My attached image shows a 30 second chart on the left, and a tick chart on the right. I am curious as to why price drops like this so quickly. I would imagine that there are buyers at every tick on the way down, at least it so appears on the DOM (not that I am really watching this, I just find it nice for order entry). Since trading is about supply and demand, when price doesn't go higher, it is because there are no more buyers willing to pay the higher price, and the price has to drop to a lower level where a buyer would want to buy. Why are so many levels skipped in an instant when it appears there are people waiting at every level?
In the image, it appears that price hit 3720.50, and then dropped 3 whole points in perhaps just a couple of ticks. I am not sure if that steep diagonal line on the way down in the tick chart is just the line going to the next tick 3 points away or if perhaps some trades were done on the way down. But I would still think that given the volume of NQ, there should be many more trades on the way down.. no?
Update: Just before posting this, I decided to increase the spacing on that tick chart and it does appear that the diagonal line down does stop at every tick on the way down (2nd attachment). So does this mean that when price hit the highest point, there just weren't any more buyers, and what buyers there were on the way down was not enough to keep the price from dropping 12 whole ticks in a matter of seconds? It turns out this initial drop of 3 points took 7 seconds.
Thanks for reading.
Agreed. The "smart money" thing is pretty much a con that's been sold to beginners for at least a decade. "

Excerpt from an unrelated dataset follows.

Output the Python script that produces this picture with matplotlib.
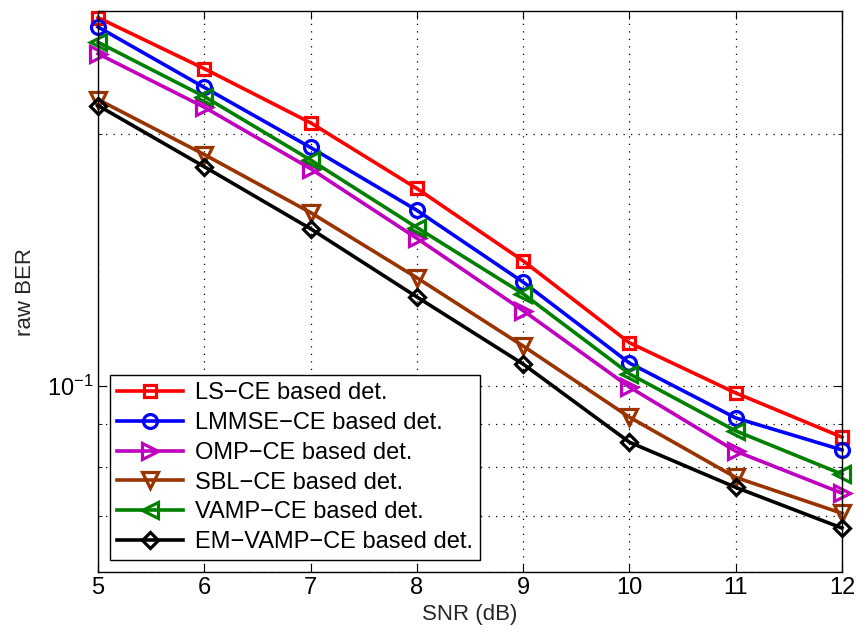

Agreed. The "smart money" thing is pretty much a con that's been sold to beginners for at least a decade. "Big", yes. "Smart", not so much.
Incidentally, a tick chart should not be drawn as a line chart. Otherwise one is sort of missing the point. No pun intended.
I'm trying to get my head right and understand what the danger of the concept of "smart money" is? Wyckoff spoke of the "composite operator" which to my mind seems like the same concept. Am I missing something?
But the idea that all the big firms get together on some sort of conference call and plot out their strategies together is ludicrous.
Agreed. I'm not a VSA guy and don't how they use the SM term but I clearly should use big instead.